:: Dataset section

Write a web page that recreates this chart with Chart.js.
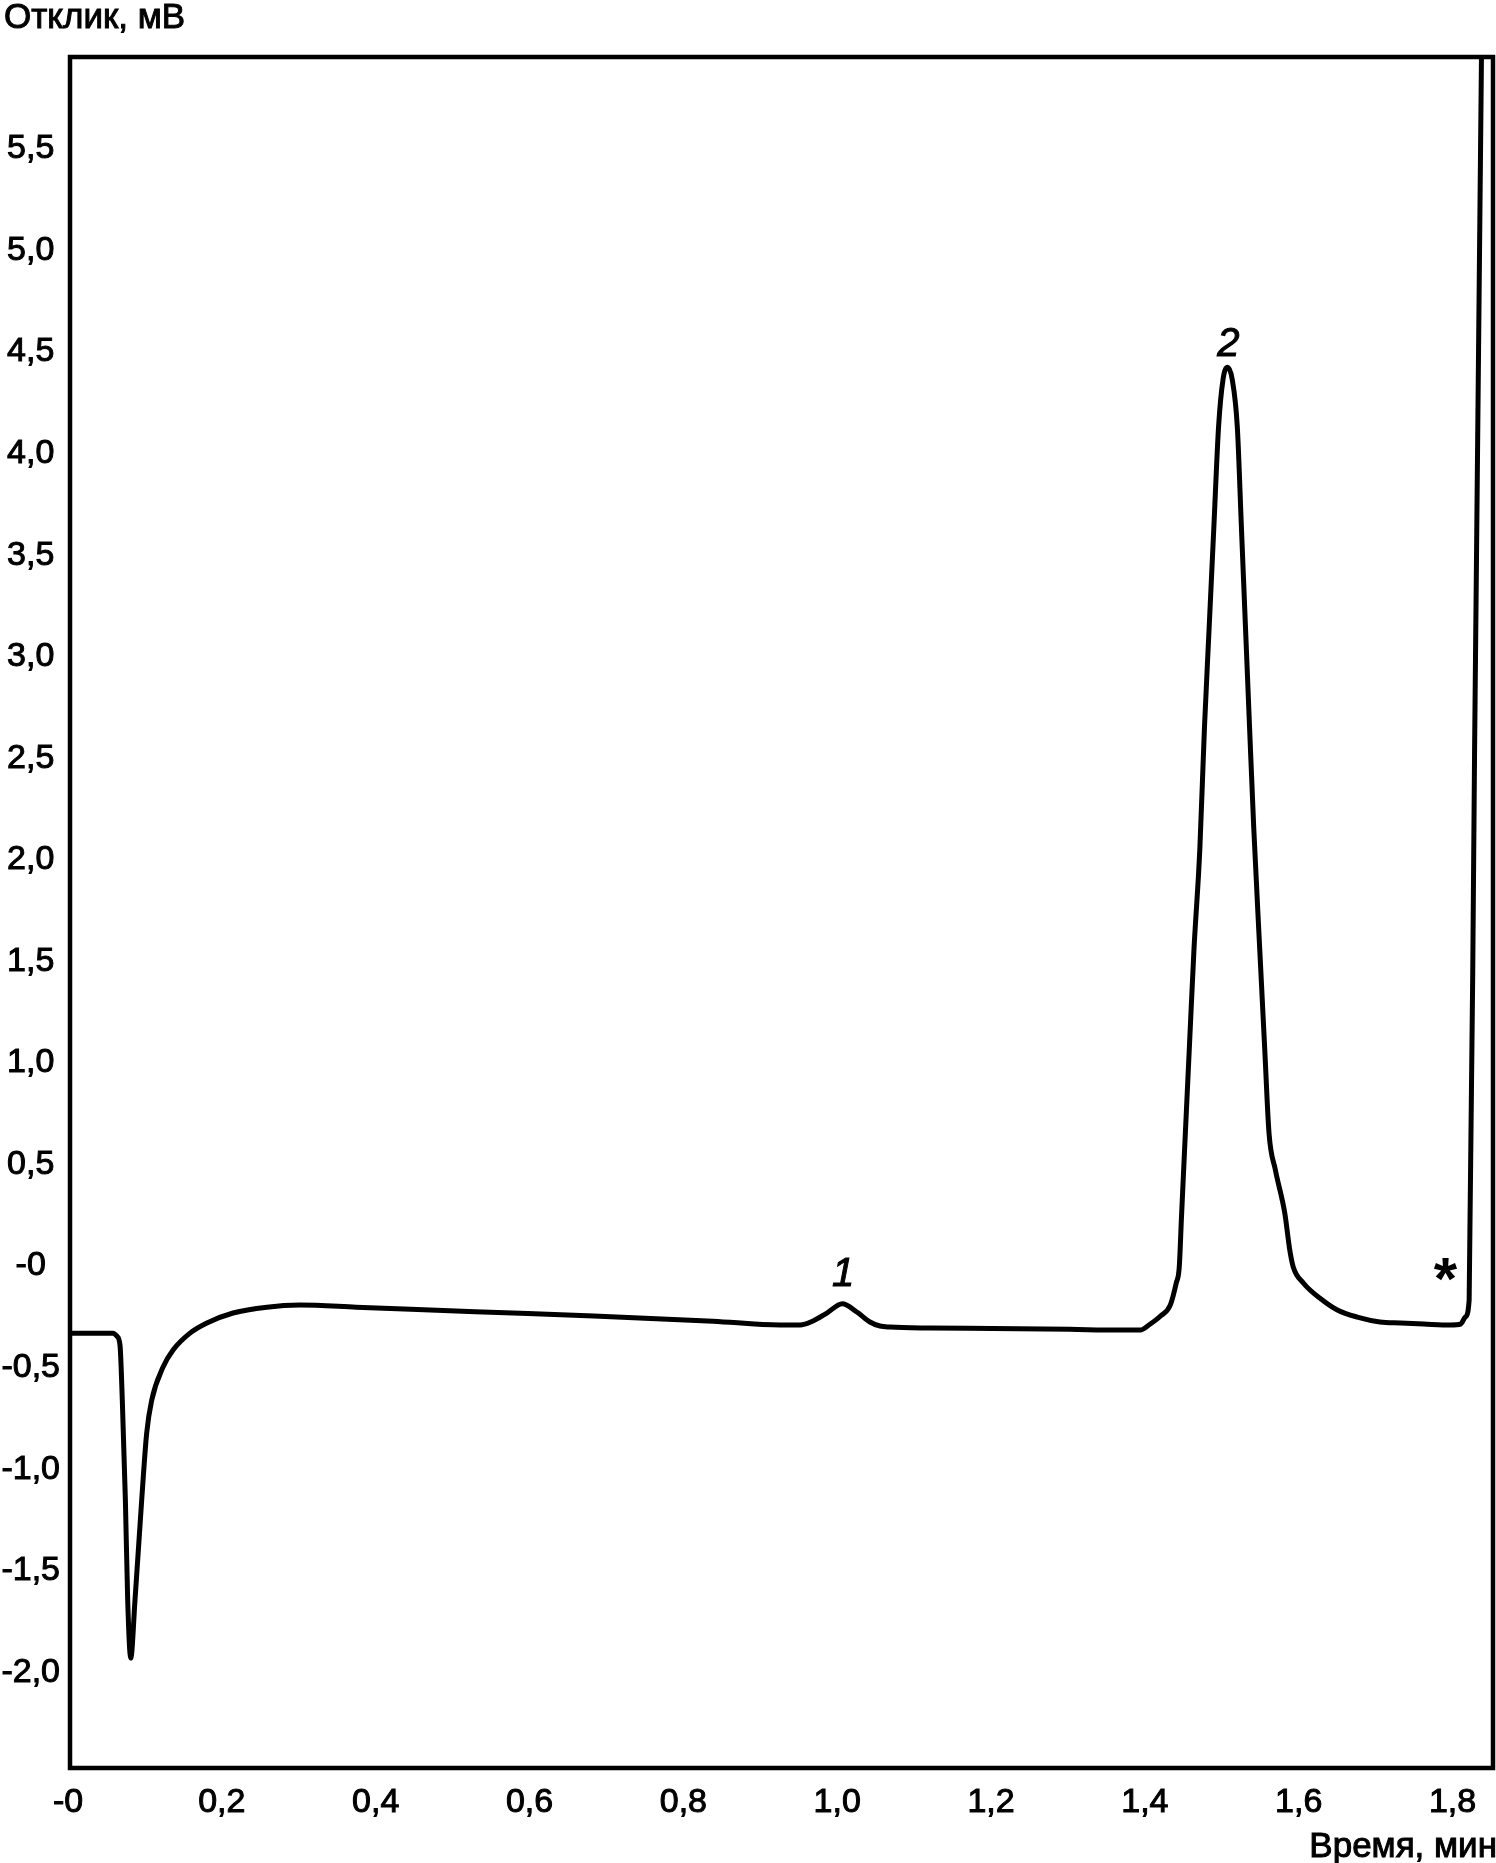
<!DOCTYPE html>
<html>
<head>
<meta charset="utf-8">
<title>Хроматограмма</title>
<script src="https://cdn.jsdelivr.net/npm/chart.js@4.4.1/dist/chart.umd.min.js"></script>
<style>
  html, body { margin: 0; padding: 0; background: #fff; }
  #wrap { width: 1496px; height: 1863px; }
</style>
</head>
<body>
<div id="wrap"><canvas id="chart" width="1496" height="1863"></canvas></div>
<script>
// ─── Data ────────────────────────────────────────────────────────────────────
const timeMin = [
  0, 0.039, 0.056, 0.061, 0.065, 0.068, 0.072, 0.075, 0.079, 0.0845,
  0.0932, 0.0997, 0.1062, 0.121, 0.134, 0.156, 0.178, 0.212, 0.256, 0.299,
  0.372, 0.527, 0.681, 0.836, 0.923, 0.949, 0.966, 0.984, 1.004, 1.023,
  1.040, 1.053, 1.066, 1.118, 1.200, 1.300, 1.360, 1.3914, 1.4044, 1.4174,
  1.4304, 1.4382, 1.4421, 1.4450, 1.4490, 1.4551, 1.4612, 1.4688, 1.4749, 1.4810,
  1.4871, 1.4932, 1.4990, 1.5050, 1.5110, 1.5176, 1.5229, 1.5282, 1.5335, 1.5389,
  1.5468, 1.5533, 1.5588, 1.5670, 1.5793, 1.5858, 1.5904, 1.6034, 1.6281, 1.6476,
  1.6736, 1.7030, 1.7300, 1.7600, 1.7950, 1.8080, 1.8140, 1.8190, 1.8260, 1.8350,
];
const responseMv = [
  -0.345, -0.345, -0.345, -0.360, -0.404, -0.675, -1.167, -1.660, -1.945, -1.660,
  -1.167, -0.837, -0.675, -0.512, -0.428, -0.345, -0.295, -0.246, -0.217, -0.207,
  -0.217, -0.240, -0.260, -0.286, -0.305, -0.305, -0.285, -0.246, -0.200, -0.241,
  -0.290, -0.310, -0.315, -0.320, -0.322, -0.326, -0.330, -0.330, -0.300, -0.262,
  -0.207, -0.098, -0.020, 0.226, 0.556, 1.049, 1.541, 2.033, 2.639, 3.131,
  3.624, 4.116, 4.350, 4.410, 4.350, 4.116, 3.624, 3.131, 2.639, 2.147,
  1.541, 1.049, 0.640, 0.460, 0.246, 0.064, -0.020, -0.098, -0.182, -0.231,
  -0.266, -0.290, -0.295, -0.300, -0.305, -0.300, -0.266, -0.182, 2.500, 5.938,
];

const xTicks = [0, 0.2, 0.4, 0.6, 0.8, 1.0, 1.2, 1.4, 1.6, 1.8];
const xTickLabels = ['-0', '0,2', '0,4', '0,6', '0,8', '1,0', '1,2', '1,4', '1,6', '1,8'];
const yTicks = [5.5, 5.0, 4.5, 4.0, 3.5, 3.0, 2.5, 2.0, 1.5, 1.0, 0.5, 0, -0.5, -1.0, -1.5, -2.0];
const yTickLabels = ['5,5', '5,0', '4,5', '4,0', '3,5', '3,0', '2,5', '2,0', '1,5', '1,0', '0,5', '-0', '-0,5', '-1,0', '-1,5', '-2,0'];

// peak marks: text and where it sits (time, response)
const peakNames = ['1', '2', '*'];
const peakNameTime = [1.005, 1.506, 1.788];
const peakNameResp = [-0.06, 4.52, -0.035];

const xTitle = 'Время, мин';
const yTitle = 'Отклик, мВ';

// ─── Style ───────────────────────────────────────────────────────────────────
const FONT = '"Liberation Sans", Arial, sans-serif';
const FONT_SIZE = 34;

function heavyText(ctx, text, x, y) {
  ctx.fillText(text, x, y);
  ctx.strokeText(text, x, y);
}

// frame round the plot + free texts
const framePlugin = {
  id: 'frame',
  afterDatasetsDraw(chart) {
    const { ctx, chartArea: a } = chart;
    ctx.save();
    ctx.strokeStyle = '#000';
    ctx.lineWidth = 4.5;
    ctx.strokeRect(a.left, a.top, a.right - a.left, a.bottom - a.top);
    ctx.restore();
  },
  afterDraw(chart) {
    const { ctx, scales } = chart;
    ctx.save();
    ctx.fillStyle = '#000';
    ctx.strokeStyle = '#000';
    ctx.lineWidth = 1;
    ctx.font = `35px ${FONT}`;
    ctx.textBaseline = 'alphabetic';
    ctx.textAlign = 'left';
    heavyText(ctx, yTitle, 4, 28);
    ctx.textAlign = 'right';
    heavyText(ctx, xTitle, 1497, 1857);

    ctx.textAlign = 'center';
    ctx.textBaseline = 'middle';
    peakNames.forEach((name, i) => {
      const x = scales.x.getPixelForValue(peakNameTime[i]);
      const y = scales.y.getPixelForValue(peakNameResp[i]);
      if (name === '*') {
        ctx.font = `bold 60px ${FONT}`;
        ctx.fillText(name, x, y + 12);
      } else {
        ctx.font = `italic 40px ${FONT}`;
        heavyText(ctx, name, x, y);
      }
    });
    ctx.restore();
  },
};

new Chart(document.getElementById('chart'), {
  type: 'line',
  data: {
    datasets: [{
      data: timeMin.map((t, i) => ({ x: t, y: responseMv[i] })),
      borderColor: '#000',
      borderWidth: 5,
      pointRadius: 0,
      fill: false,
      cubicInterpolationMode: 'monotone',
      borderJoinStyle: 'round',
      borderCapStyle: 'round',
    }],
  },
  options: {
    responsive: false,
    devicePixelRatio: 1,
    animation: false,
    layout: { padding: { top: 57, right: 3, left: 0, bottom: 0 } },
    plugins: { legend: { display: false }, tooltip: { enabled: false } },
    scales: {
      x: {
        type: 'linear',
        min: 0,
        max: 1.85,
        afterBuildTicks: s => { s.ticks = xTicks.map(v => ({ value: v })); },
        afterFit: s => { s.height = 95; },
        grid: { display: false, drawTicks: false },
        border: { display: false },
        ticks: {
          autoSkip: false,
          maxRotation: 0,
          padding: 14,
          labelOffset: -2,
          color: '#000',
          textStrokeColor: '#000',
          textStrokeWidth: 1,
          font: { family: FONT, size: FONT_SIZE },
          callback: (v, i) => xTickLabels[i],
        },
      },
      y: {
        type: 'linear',
        min: -2.486,
        max: 5.938,
        afterBuildTicks: s => { s.ticks = yTicks.map(v => ({ value: v })); },
        afterFit: s => { s.width = 70; },
        grid: { display: false, drawTicks: false },
        border: { display: false },
        ticks: {
          autoSkip: false,
          crossAlign: 'center',
          padding: 10,
          labelOffset: 3,
          color: '#000',
          textStrokeColor: '#000',
          textStrokeWidth: 1,
          font: { family: FONT, size: FONT_SIZE },
          callback: (v, i) => yTickLabels[i],
        },
      },
    },
  },
  plugins: [framePlugin],
});
</script>
</body>
</html>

::::

§ Description of the task: Without the pictures, write out all of the material exactly.

§ The output:
Write a web page that recreates this chart with Chart.js.
<!DOCTYPE html>
<html>
<head>
<meta charset="utf-8">
<title>Хроматограмма</title>
<script src="https://cdn.jsdelivr.net/npm/chart.js@4.4.1/dist/chart.umd.min.js"></script>
<style>
  html, body { margin: 0; padding: 0; background: #fff; }
  #wrap { width: 1496px; height: 1863px; }
</style>
</head>
<body>
<div id="wrap"><canvas id="chart" width="1496" height="1863"></canvas></div>
<script>
// ─── Data ────────────────────────────────────────────────────────────────────
const timeMin = [
  0, 0.039, 0.056, 0.061, 0.065, 0.068, 0.072, 0.075, 0.079, 0.0845,
  0.0932, 0.0997, 0.1062, 0.121, 0.134, 0.156, 0.178, 0.212, 0.256, 0.299,
  0.372, 0.527, 0.681, 0.836, 0.923, 0.949, 0.966, 0.984, 1.004, 1.023,
  1.040, 1.053, 1.066, 1.118, 1.200, 1.300, 1.360, 1.3914, 1.4044, 1.4174,
  1.4304, 1.4382, 1.4421, 1.4450, 1.4490, 1.4551, 1.4612, 1.4688, 1.4749, 1.4810,
  1.4871, 1.4932, 1.4990, 1.5050, 1.5110, 1.5176, 1.5229, 1.5282, 1.5335, 1.5389,
  1.5468, 1.5533, 1.5588, 1.5670, 1.5793, 1.5858, 1.5904, 1.6034, 1.6281, 1.6476,
  1.6736, 1.7030, 1.7300, 1.7600, 1.7950, 1.8080, 1.8140, 1.8190, 1.8260, 1.8350,
];
const responseMv = [
  -0.345, -0.345, -0.345, -0.360, -0.404, -0.675, -1.167, -1.660, -1.945, -1.660,
  -1.167, -0.837, -0.675, -0.512, -0.428, -0.345, -0.295, -0.246, -0.217, -0.207,
  -0.217, -0.240, -0.260, -0.286, -0.305, -0.305, -0.285, -0.246, -0.200, -0.241,
  -0.290, -0.310, -0.315, -0.320, -0.322, -0.326, -0.330, -0.330, -0.300, -0.262,
  -0.207, -0.098, -0.020, 0.226, 0.556, 1.049, 1.541, 2.033, 2.639, 3.131,
  3.624, 4.116, 4.350, 4.410, 4.350, 4.116, 3.624, 3.131, 2.639, 2.147,
  1.541, 1.049, 0.640, 0.460, 0.246, 0.064, -0.020, -0.098, -0.182, -0.231,
  -0.266, -0.290, -0.295, -0.300, -0.305, -0.300, -0.266, -0.182, 2.500, 5.938,
];

const xTicks = [0, 0.2, 0.4, 0.6, 0.8, 1.0, 1.2, 1.4, 1.6, 1.8];
const xTickLabels = ['-0', '0,2', '0,4', '0,6', '0,8', '1,0', '1,2', '1,4', '1,6', '1,8'];
const yTicks = [5.5, 5.0, 4.5, 4.0, 3.5, 3.0, 2.5, 2.0, 1.5, 1.0, 0.5, 0, -0.5, -1.0, -1.5, -2.0];
const yTickLabels = ['5,5', '5,0', '4,5', '4,0', '3,5', '3,0', '2,5', '2,0', '1,5', '1,0', '0,5', '-0', '-0,5', '-1,0', '-1,5', '-2,0'];

// peak marks: text and where it sits (time, response)
const peakNames = ['1', '2', '*'];
const peakNameTime = [1.005, 1.506, 1.788];
const peakNameResp = [-0.06, 4.52, -0.035];

const xTitle = 'Время, мин';
const yTitle = 'Отклик, мВ';

// ─── Style ───────────────────────────────────────────────────────────────────
const FONT = '"Liberation Sans", Arial, sans-serif';
const FONT_SIZE = 34;

function heavyText(ctx, text, x, y) {
  ctx.fillText(text, x, y);
  ctx.strokeText(text, x, y);
}

// frame round the plot + free texts
const framePlugin = {
  id: 'frame',
  afterDatasetsDraw(chart) {
    const { ctx, chartArea: a } = chart;
    ctx.save();
    ctx.strokeStyle = '#000';
    ctx.lineWidth = 4.5;
    ctx.strokeRect(a.left, a.top, a.right - a.left, a.bottom - a.top);
    ctx.restore();
  },
  afterDraw(chart) {
    const { ctx, scales } = chart;
    ctx.save();
    ctx.fillStyle = '#000';
    ctx.strokeStyle = '#000';
    ctx.lineWidth = 1;
    ctx.font = `35px ${FONT}`;
    ctx.textBaseline = 'alphabetic';
    ctx.textAlign = 'left';
    heavyText(ctx, yTitle, 4, 28);
    ctx.textAlign = 'right';
    heavyText(ctx, xTitle, 1497, 1857);

    ctx.textAlign = 'center';
    ctx.textBaseline = 'middle';
    peakNames.forEach((name, i) => {
      const x = scales.x.getPixelForValue(peakNameTime[i]);
      const y = scales.y.getPixelForValue(peakNameResp[i]);
      if (name === '*') {
        ctx.font = `bold 60px ${FONT}`;
        ctx.fillText(name, x, y + 12);
      } else {
        ctx.font = `italic 40px ${FONT}`;
        heavyText(ctx, name, x, y);
      }
    });
    ctx.restore();
  },
};

new Chart(document.getElementById('chart'), {
  type: 'line',
  data: {
    datasets: [{
      data: timeMin.map((t, i) => ({ x: t, y: responseMv[i] })),
      borderColor: '#000',
      borderWidth: 5,
      pointRadius: 0,
      fill: false,
      cubicInterpolationMode: 'monotone',
      borderJoinStyle: 'round',
      borderCapStyle: 'round',
    }],
  },
  options: {
    responsive: false,
    devicePixelRatio: 1,
    animation: false,
    layout: { padding: { top: 57, right: 3, left: 0, bottom: 0 } },
    plugins: { legend: { display: false }, tooltip: { enabled: false } },
    scales: {
      x: {
        type: 'linear',
        min: 0,
        max: 1.85,
        afterBuildTicks: s => { s.ticks = xTicks.map(v => ({ value: v })); },
        afterFit: s => { s.height = 95; },
        grid: { display: false, drawTicks: false },
        border: { display: false },
        ticks: {
          autoSkip: false,
          maxRotation: 0,
          padding: 14,
          labelOffset: -2,
          color: '#000',
          textStrokeColor: '#000',
          textStrokeWidth: 1,
          font: { family: FONT, size: FONT_SIZE },
          callback: (v, i) => xTickLabels[i],
        },
      },
      y: {
        type: 'linear',
        min: -2.486,
        max: 5.938,
        afterBuildTicks: s => { s.ticks = yTicks.map(v => ({ value: v })); },
        afterFit: s => { s.width = 70; },
        grid: { display: false, drawTicks: false },
        border: { display: false },
        ticks: {
          autoSkip: false,
          crossAlign: 'center',
          padding: 10,
          labelOffset: 3,
          color: '#000',
          textStrokeColor: '#000',
          textStrokeWidth: 1,
          font: { family: FONT, size: FONT_SIZE },
          callback: (v, i) => yTickLabels[i],
        },
      },
    },
  },
  plugins: [framePlugin],
});
</script>
</body>
</html>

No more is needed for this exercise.